Al desdeñar las observaciones del mandatario venezolano Hugo Chávez en la Asamblea General de ONU como exceso retóruico, muchos se pierden la lección del momento.
Hay que leer el discurso entero -- no solo lo que dijo sobre el "diablo" George Bush. Chávez demuestra con maestría lo bien que entiende a Estados Unidos y lo poco que EE.UU. lo entiende a él.
Refiriéndo a la frase de Bush que “mi país desea paz,” Chávez indicó: "Eso es verdad. ¿Si caminamos en las calles del Bronx, si caminamos en Nueva York, Washington, San Diego, en San Antonio, San Francisco, y les preguntamos a individuos, a los ciudadanos de los Estados Unidos, ¿qué desea este país? ¿Desea paz? Dirán sí."
Asimismo el discurso también cómo la postura del gobierno estadounidense frente a Chávez ha galvanizado totalmente ala Liga Arabe, las naciones latinoamericanas e incluso a Europa en un bloque tan agobiado por EE.UU. que han expresado apoyo a Venezuela en su intento de ganar un asiento en el Consejo de Seguridad de la ONU -- todo para irritar a la delegación de los EE.UU.
Lo raro del asunto es que Venezuela, que por años fue poco más que la chacra latinoamericana de los Rockefeller, había tenido gobiernos que históricamente fueron los aliados de los EE.UU. más consecuentes en su región. Bien manejado, el país habría podido seguir siendo bastante cercano, incluso bajo Chávez.
El problema es que el círculo que dirige la política externa de los EE.UU. no se digna aceptar un amigo tibio si puede ganarse un enemigo fogoso.
La saga de la Venezuela de Chávez recuerda al país de otro apasionado enemigo de Estados Unidos, el Irán del Ayatollah Ruholla Khomeini -- así como hace pensar del Afganistán de Osama bin Laden y el Iraq de Saddam Hussein, ambos países aliados que se han convertido en campos de batalla.
Éstos son los el frutos del trabajo de los diplomáticos del Departamento de Estado y sus colegas espías en las oficinas centrales de la CIA en Langley, Virginia -- no los logros de adalides de la guerra santa musulmana.
Irán era un reino pacífico y pro-occidental a comienzos de los años 50, cuando un primer ministro nacionalista de impulsos democráticos, Mohammed Mossadegh, nacionalizó lo que entonces era la Anglo-Iranian Oil Company (más adelante a British-Petroleum y ahora simplemente BP).

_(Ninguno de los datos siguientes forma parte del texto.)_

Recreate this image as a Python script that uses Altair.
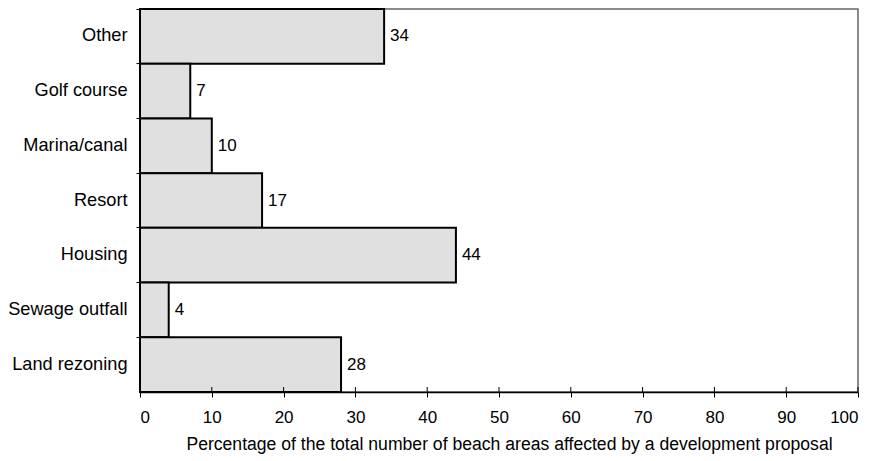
import altair as alt
import pandas as pd

categories = ["Other", "Golf course", "Marina/canal", "Resort", "Housing", "Sewage outfall", "Land rezoning"]
values = [34, 7, 10, 17, 44, 4, 28]
x_ticks = [0, 10, 20, 30, 40, 50, 60, 70, 80, 90, 100]

df = pd.DataFrame({"cat": categories, "val": values})
tick_df = pd.DataFrame({"t": x_ticks})

FONT = "Liberation Sans"

y = alt.Y("cat:N", sort=categories, title=None,
          scale=alt.Scale(paddingInner=0, paddingOuter=0),
          axis=alt.Axis(labelFont=FONT, labelFontSize=18.2, labelColor="black",
                        labelPadding=9, tickSize=4, tickColor="black", tickWidth=1,
                        bandPosition=0, domainColor="black", domainWidth=2))
x = alt.X("val:Q", title="Percentage of the total number of beach areas affected by a development proposal",
          scale=alt.Scale(domain=[0, 100], nice=False),
          axis=alt.Axis(values=x_ticks, labelFont=FONT, labelFontSize=17,
                        labelColor="black", labelPadding=12, tickSize=5, tickColor="black",
                        domainColor="black", domainWidth=1.5, grid=False,
                        titleFont=FONT, titleFontSize=17.6, titleFontWeight="normal",
                        titleColor="black", titlePadding=10, titleX=369, titleAnchor="middle"))

bars = alt.Chart(df).mark_bar(fill="#e0e0e0", stroke="black", strokeWidth=2, opacity=1).encode(x=x, y=y)
labels = alt.Chart(df).mark_text(align="left", baseline="middle", dx=6, font=FONT, fontSize=17,
                                 color="black").encode(x=x, y=y, text="val:Q")
inner_ticks = alt.Chart(tick_df).mark_rule(color="black", strokeWidth=1).encode(
    x=alt.X("t:Q", scale=alt.Scale(domain=[0, 100], nice=False)),
    y=alt.value(378), y2=alt.value(383))

chart = (bars + labels + inner_ticks).properties(width=718, height=383).configure_view(
    stroke="#666666", strokeWidth=1.5
).properties(
    autosize=alt.AutoSizeParams(type="none"),
    padding={"left": 132, "top": 1, "right": 9, "bottom": 68}
)

chart.save("out.html", embed_options={"renderer": "svg", "actions": False})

En una jugada que vista años depués contiene una deliciosa ironía, la CIA pagó a iraníes para que, disfrazados de clérigos musulmanes, crearan disturbios y dieran pie al golpe de estado de 1954 que instaló al Shah Mohammad Reza Pahlavi. El Shah secularista modernizó la industria pero se mantuvo en el poder hasta 1979 gracias a la policía secreta SAVAK, que poco debe haber necesitado aprender de la CIA sobre tortura en las clases que la agencia de espionaje estadounidense organizó.
Sin la nefasta influencia de los hermanos John Foster y Allen Dulles, que dirigían el Departamento del Estado y la CIA respectivamente hacia 1954, Irán parecía inclinarse hacia el desarrollo de una democracia parlamentaria influenciada, eso si, por la cultura islámica local. En lugar de lo que podría haber sido un interlocutor de cierto aplomo independiente pero amigo, 25 años de angustia en el exilio crearon un Irán bajo el poder de mullahs y ayatollahs dedicados a la reivinidcación del tradicionalismo musulmán medieval y la guerra santa.
¿Qué los impulsó hacia el extremismo? La indiferencia estúpida del gobierno de los EE.UU. hacia las sutilezas culturales y su desdén hacia la democracia ajena. En 1954, Irán hubiera salvado su orgullo con la posesión del petróleo; hoy quiere armas nucleares.
¿Serán Muqtada al-Sadr, el clérigo rebelde de Iraq, u Osama bin Laden los que resulten beneficiados por armas nucleares iraníes? No está en los intereses del gobierno de Teherán proporcionarles tales armamentos.
Pero entre la no muy diplomática embajada estadounidense y los torturadores en la CIA seguro que darán con la fórmula para irritar a Irán lo suficiente para que se preste a ayudar a nuclearizar quien sea.